When the Japanese mend broken objects, they aggrandize the damage by filling the cracks with gold. They believe that when something’s suffered damage and has a history it becomes more beautiful. ―Barbara Bloom
Well, the Japanese menders may feel this way, but I sure had a hard time believing it at the ophthalmologist last week.
It was my first visit, so I was inundated with forms to fill out. It was all pretty standard stuff—name, address, insurance, sign here, don’t sue us—until I got to the end of the Health History section. I had breezed through the bulk of it, gratefully checking “no” for everything from asthma to warts. But there it was, at the bottom of the page “Please list any other illnesses or conditions (past or present) in your health history.”
Anorexia is an illness. It’s a very serious condition. And very much a part of my health history. But I froze. I could not bring myself to write it down in black and white. So I left it blank and justified it by telling myself that anorexia has nothing to do with needing a new contact prescription anyway.

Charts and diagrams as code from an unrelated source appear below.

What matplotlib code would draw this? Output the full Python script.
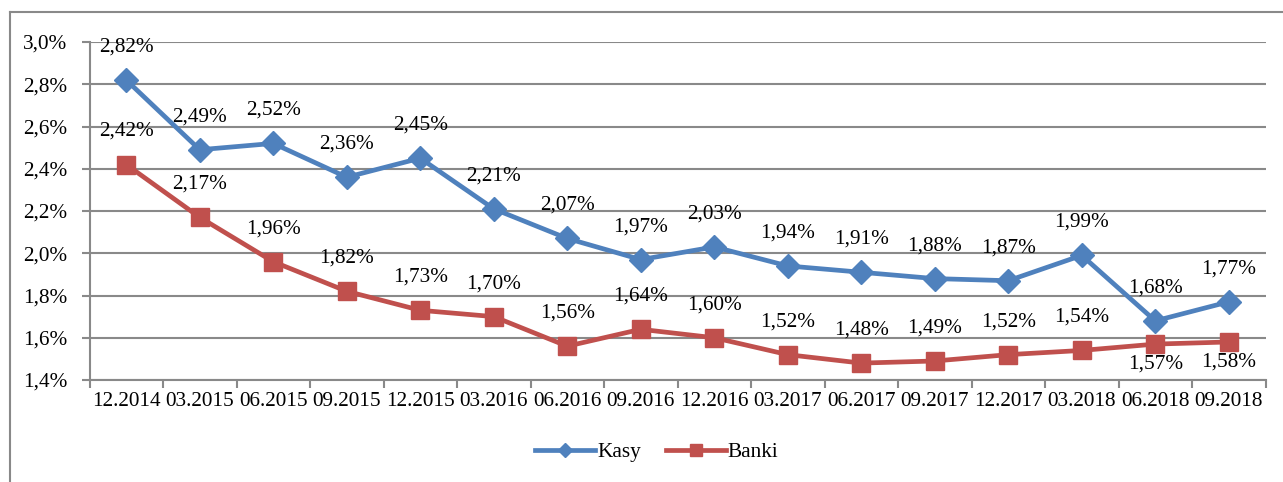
import matplotlib
matplotlib.use("Agg")
import matplotlib.pyplot as plt
from matplotlib.lines import Line2D
from matplotlib.ticker import FixedLocator, FuncFormatter

categories = ["12.2014", "03.2015", "06.2015", "09.2015", "12.2015", "03.2016",
              "06.2016", "09.2016", "12.2016", "03.2017", "06.2017", "09.2017",
              "12.2017", "03.2018", "06.2018", "09.2018"]
kasy = [2.82, 2.49, 2.52, 2.36, 2.45, 2.21, 2.07, 1.97, 2.03, 1.94, 1.91, 1.88,
        1.87, 1.99, 1.68, 1.77]
banki = [2.42, 2.17, 1.96, 1.82, 1.73, 1.70, 1.56, 1.64, 1.60, 1.52, 1.48, 1.49,
         1.52, 1.54, 1.57, 1.58]
banki_below = [False] * 14 + [True, True]

plt.rcParams['font.family'] = ['Liberation Serif', 'DejaVu Serif']
FS = 15.3
W, H = 1283, 482
fig = plt.figure(figsize=(W / 100, H / 100), dpi=100)
ax = fig.add_axes([89.5 / W, 102 / H, 1176 / W, 338 / H])

blue = "#4F81BD"
red = "#C0504D"
grid = "#898989"
x = list(range(len(categories)))

ax.plot(x, kasy, color=blue, lw=3.4, marker="D", ms=12, mec=blue, label="Kasy", zorder=3)
ax.plot(x, banki, color=red, lw=3.4, marker="s", ms=13, mec=red, label="Banki", zorder=3)

px = 0.72
for i, v in enumerate(kasy):
    ax.annotate(f"{v:.2f}%".replace(".", ","), (i, v), xytext=(0, 33 * px),
                textcoords="offset points", ha="center", va="center", fontsize=FS)
for i, v in enumerate(banki):
    off = -20 if banki_below[i] else 33
    ax.annotate(f"{v:.2f}%".replace(".", ","), (i, v), xytext=(0, off * px),
                textcoords="offset points", ha="center", va="center", fontsize=FS)

ax.set_xlim(-0.5, len(categories) - 0.5)
ax.set_ylim(1.4, 3.0)
ax.set_yticks([1.4, 1.6, 1.8, 2.0, 2.2, 2.4, 2.6, 2.8, 3.0])
ax.yaxis.set_major_formatter(FuncFormatter(lambda v, p: f"{v:.1f}%".replace(".", ",")))
ax.set_xticks(x)
ax.set_xticklabels(categories)
ax.xaxis.set_minor_locator(FixedLocator([i - 0.5 for i in range(len(categories) + 1)]))
ax.tick_params(axis="x", which="major", length=0, pad=9, labelsize=FS)
ax.tick_params(axis="x", which="minor", length=6, width=1.5, color=grid, direction="out")
ax.tick_params(axis="y", which="major", length=6, width=1.5, color=grid, pad=10, labelsize=FS)
ax.grid(axis="y", color=grid, lw=1.5)
ax.set_axisbelow(True)
for s in ["top", "right"]:
    ax.spines[s].set_visible(False)
for s in ["left", "bottom"]:
    ax.spines[s].set_color(grid)
    ax.spines[s].set_linewidth(1.5)

fig.legend(loc="center", bbox_to_anchor=(657 / W, 1 - 452 / H), ncol=2, frameon=False,
           fontsize=FS, handlelength=2.8, markerscale=0.62, columnspacing=1.2,
           handletextpad=0.1)

fig.add_artist(Line2D([10 / W, 1], [1 - 12 / H, 1 - 12 / H], color=grid, lw=1.5,
                      transform=fig.transFigure))
fig.add_artist(Line2D([10 / W, 10 / W], [0, 1 - 12 / H], color=grid, lw=1.5,
                      transform=fig.transFigure))

fig.savefig("out.png", dpi=100)
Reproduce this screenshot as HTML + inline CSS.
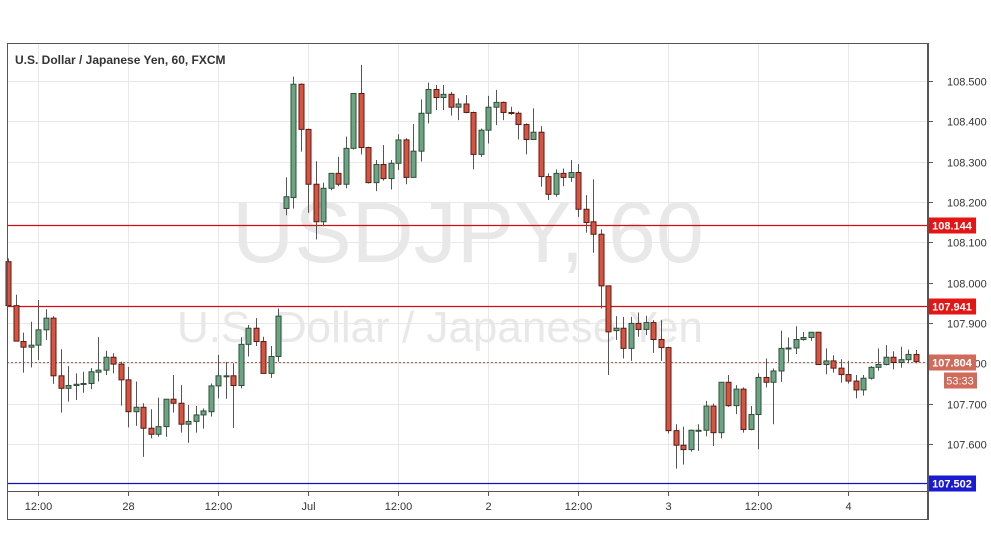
<!DOCTYPE html>
<html><head><meta charset="utf-8"><style>
body{margin:0;background:#fff;width:991px;height:556px;overflow:hidden;font-family:"Liberation Sans",sans-serif}
svg{display:block}
</style></head><body>
<svg id="chart" width="991" height="556" xmlns="http://www.w3.org/2000/svg" font-family="Liberation Sans, sans-serif">
<rect x="0" y="0" width="991" height="556" fill="#fff"/>
<g id="grid"></g>
<text x="468" y="262" font-size="86" fill="#e8e8e8" text-anchor="middle">USDJPY, 60</text>
<text x="440" y="342" font-size="44" fill="#e8e8e8" text-anchor="middle">U.S. Dollar / Japanese Yen</text>
<g id="levels"></g>
<g id="candles"></g>
<g id="yaxis"></g>
<g id="xaxis"></g>
<rect x="7.5" y="43.5" width="920" height="476" fill="none" stroke="#555" stroke-width="1"/>
<line x1="928.5" y1="43" x2="928.5" y2="520" stroke="#555"/>
<line x1="7" y1="491.5" x2="928" y2="491.5" stroke="#555"/>
<text x="15" y="64" font-size="12" font-weight="bold" fill="#333">U.S. Dollar / Japanese Yen, 60, FXCM</text>
</svg>
<script>
const opens=[108.052,107.943,107.854,107.840,107.845,107.883,107.912,107.769,107.738,107.745,107.748,107.750,107.778,107.783,107.815,107.798,107.759,107.680,107.691,107.639,107.624,107.643,107.711,107.701,107.649,107.656,107.672,107.680,107.744,107.768,107.769,107.745,107.847,107.887,107.854,107.775,107.817,
108.184,108.211,108.492,108.380,108.244,108.151,108.234,108.271,108.244,108.333,108.469,108.335,108.248,108.293,108.258,108.296,108.354,108.261,108.326,108.420,108.479,108.459,108.467,108.435,108.443,108.422,108.318,108.378,108.435,108.447,108.422,108.420,108.392,108.355,108.373,108.263,108.219,108.271,108.261,108.273,108.182,108.151,108.120,107.992,107.881,107.887,107.837,107.899,107.884,107.901,107.859,107.839,107.633,107.597,107.586,107.633,107.634,107.694,107.628,107.753,107.695,107.736,107.636,107.673,107.765,107.753,107.781,107.837,107.838,107.859,107.864,107.877,107.797,107.806,107.788,107.772,107.756,107.734,107.763,107.790,107.797,107.815,107.802,107.809,107.822];
const highs=[108.060,107.970,107.876,107.903,107.957,107.934,107.917,107.835,107.793,107.775,107.779,107.788,107.865,107.831,107.825,107.804,107.791,107.755,107.701,107.686,107.715,107.711,107.771,107.746,107.697,107.694,107.688,107.750,107.821,107.803,107.800,107.865,107.895,107.912,107.866,107.843,107.936,
108.261,108.511,108.494,108.382,108.301,108.248,108.271,108.312,108.362,108.469,108.540,108.337,108.304,108.341,108.304,108.368,108.358,108.393,108.454,108.496,108.490,108.490,108.473,108.457,108.465,108.424,108.382,108.463,108.478,108.449,108.436,108.424,108.395,108.432,108.388,108.271,108.281,108.283,108.304,108.294,108.217,108.256,108.132,107.992,107.917,107.915,107.915,107.926,107.918,107.907,107.907,107.841,107.649,107.643,107.636,107.649,107.707,107.700,107.753,107.771,107.746,107.740,107.694,107.775,107.812,107.787,107.881,107.864,107.892,107.878,107.878,107.878,107.837,107.820,107.810,107.806,107.771,107.771,107.793,107.837,107.845,107.830,107.841,107.834,107.833];
const lows=[107.943,107.855,107.777,107.790,107.808,107.858,107.749,107.678,107.705,107.709,107.727,107.736,107.755,107.771,107.775,107.695,107.641,107.645,107.568,107.614,107.618,107.618,107.678,107.628,107.603,107.628,107.638,107.668,107.713,107.712,107.640,107.738,107.817,107.843,107.775,107.764,107.804,
108.167,108.184,108.325,108.173,108.107,108.140,108.229,108.239,108.234,108.330,108.318,108.246,108.227,108.253,108.231,108.279,108.244,108.261,108.300,108.395,108.428,108.428,108.414,108.403,108.420,108.281,108.312,108.345,108.391,108.403,108.416,108.355,108.318,108.354,108.238,108.205,108.213,108.239,108.250,108.163,108.124,108.074,107.936,107.771,107.858,107.812,107.806,107.866,107.870,107.826,107.806,107.626,107.539,107.549,107.581,107.583,107.619,107.595,107.614,107.692,107.674,107.628,107.634,107.587,107.740,107.649,107.754,107.804,107.823,107.856,107.856,107.796,107.773,107.777,107.752,107.750,107.713,107.720,107.760,107.782,107.795,107.785,107.789,107.800,107.800];
const closes=[107.943,107.855,107.840,107.845,107.883,107.912,107.769,107.738,107.745,107.748,107.750,107.779,107.783,107.815,107.798,107.759,107.680,107.691,107.639,107.624,107.643,107.711,107.701,107.649,107.656,107.672,107.682,107.744,107.769,107.769,107.745,107.847,107.887,107.854,107.775,107.817,107.917,
108.213,108.492,108.380,108.244,108.151,108.234,108.271,108.244,108.333,108.469,108.335,108.248,108.293,108.258,108.296,108.354,108.261,108.326,108.420,108.479,108.459,108.467,108.435,108.443,108.422,108.318,108.378,108.435,108.447,108.422,108.420,108.392,108.355,108.373,108.263,108.219,108.271,108.261,108.273,108.182,108.149,108.120,107.992,107.878,107.887,107.837,107.899,107.884,107.901,107.859,107.839,107.633,107.597,107.586,107.634,107.634,107.694,107.628,107.753,107.695,107.736,107.636,107.673,107.765,107.753,107.781,107.837,107.838,107.859,107.864,107.877,107.797,107.806,107.788,107.772,107.756,107.734,107.763,107.790,107.797,107.815,107.802,107.809,107.822,107.804];
const yTicks=[108.5,108.4,108.3,108.2,108.1,108.0,107.9,107.8,107.7,107.6];
const xTickLabels=["12:00","28","12:00","Jul","12:00","2","12:00","3","12:00","4"];
const xTickIndex=[4,16,28,40,52,64,76,88,100,112];
const levelValues=[108.144,107.941];
const supportValue=107.502;
const lastPrice=107.804;
const countdown="53:33";

const NS="http://www.w3.org/2000/svg";
const yOf=v=>81+(108.5-v)*403.3;
const xOf=i=>8+7.5*i;
function mk(tag,attrs,parent,text){const e=document.createElementNS(NS,tag);for(const k in attrs)e.setAttribute(k,attrs[k]);if(text!==undefined)e.textContent=text;parent.appendChild(e);return e;}
const grid=document.getElementById('grid'),yaxis=document.getElementById('yaxis'),xaxis=document.getElementById('xaxis'),candles=document.getElementById('candles'),levels=document.getElementById('levels');

yTicks.forEach(v=>{const y=Math.round(yOf(v))+0.5;
 const g=mk('line',{x1:7,x2:928,y1:y,y2:y,stroke:'#e8e8e8'},grid);
 
 
 mk('line',{x1:928,x2:933,y1:y,y2:y,stroke:'#555'},yaxis);
 const t=mk('text',{x:947,y:y+4,'font-size':11,fill:'#333'},yaxis,v.toFixed(3));
 
 
});
xTickIndex.forEach((idx,k)=>{const x=Math.round(xOf(idx))+0.5;
 const g=mk('line',{x1:x,x2:x,y1:43,y2:491,stroke:'#e8e8e8'},grid);
 
 
 mk('line',{x1:x,x2:x,y1:491,y2:496,stroke:'#555'},xaxis);
 const t=mk('text',{x:x,y:510,'font-size':11,fill:'#333','text-anchor':'middle'},xaxis,xTickLabels[k]);
 
 
});

levelValues.forEach(v=>{const y=Math.round(yOf(v))+0.5;
 const l=mk('line',{x1:7,x2:928,y1:y,y2:y,stroke:'#d01010','stroke-width':1.2},levels);
 
 
 const r=mk('rect',{x:929,y:y-8,width:47,height:16,fill:'#e41515'},yaxis);
 
 
 mk('text',{x:952,y:y+4,'font-size':11,'font-weight':'bold',fill:'#fff','text-anchor':'middle'},yaxis,v.toFixed(3));
});
(function(){const y=Math.round(yOf(supportValue))+0.5;
 const l=mk('line',{x1:7,x2:928,y1:y,y2:y,stroke:'#1010c0','stroke-width':1.2},levels);
 
 
 const r=mk('rect',{x:929,y:y-8,width:47,height:16,fill:'#1a1ad0'},yaxis);
 
 
 mk('text',{x:952,y:y+4,'font-size':11,'font-weight':'bold',fill:'#fff','text-anchor':'middle'},yaxis,supportValue.toFixed(3));
 const yl=Math.round(yOf(lastPrice))+0.5;
 const d=mk('line',{x1:7,x2:928,y1:yl,y2:yl,stroke:'#c0584a','stroke-dasharray':'2,2'},levels);
 
 
 const r2=mk('rect',{x:929,y:yl-8,width:47,height:16,fill:'#d06a5a'},yaxis);
 
 
 mk('text',{x:952,y:yl+4,'font-size':11,'font-weight':'bold',fill:'#fff','text-anchor':'middle'},yaxis,lastPrice.toFixed(3));
 const r3=mk('rect',{x:944,y:yl+10,width:33,height:16,fill:'#d06a5a'},yaxis);
 
 
 mk('text',{x:960,y:yl+22,'font-size':11,fill:'#fff','text-anchor':'middle'},yaxis,countdown);
})();

opens.forEach((o,i)=>{const c=closes[i],h=highs[i],l=lows[i];
 const up=c>=o;const x=Math.round(xOf(i));
 const g=mk('g',{},candles);
 
 
 const col=up?'#2f4f3a':'#5a1a12';
 mk('line',{x1:x+0.5,x2:x+0.5,y1:yOf(h),y2:yOf(l),stroke:'#555','stroke-width':1},g);
 const top=yOf(Math.max(o,c)),bot=yOf(Math.min(o,c));
 mk('rect',{x:x-2,y:top,width:5,height:Math.max(1,bot-top),fill:up?'#6ba583':'#d75442',stroke:col,'stroke-width':1},g);
});
</script>
</body></html>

Actually I don’t know if that’s true or not, but that’s really not the issue here. The real problem was that the perfectionist in me did not want to look like a broken object. And she spoke so loudly and so forcefully that I believed the lie. I believed that I would be valued less if people knew who I really was, what I had really done.
It’s not true. I know it’s not true. In fact, in my own life I find that the exact opposite is true—those I know best, I love most…warts and all!
So today, when my dentist asked if I had any concerns about my teeth, I took a deep breath and said, “Yes… I… uh… I was anorexic and I am concerned about how that has affected my teeth.”
It wasn’t easy. It wasn’t smooth. But it was a step in the right direction.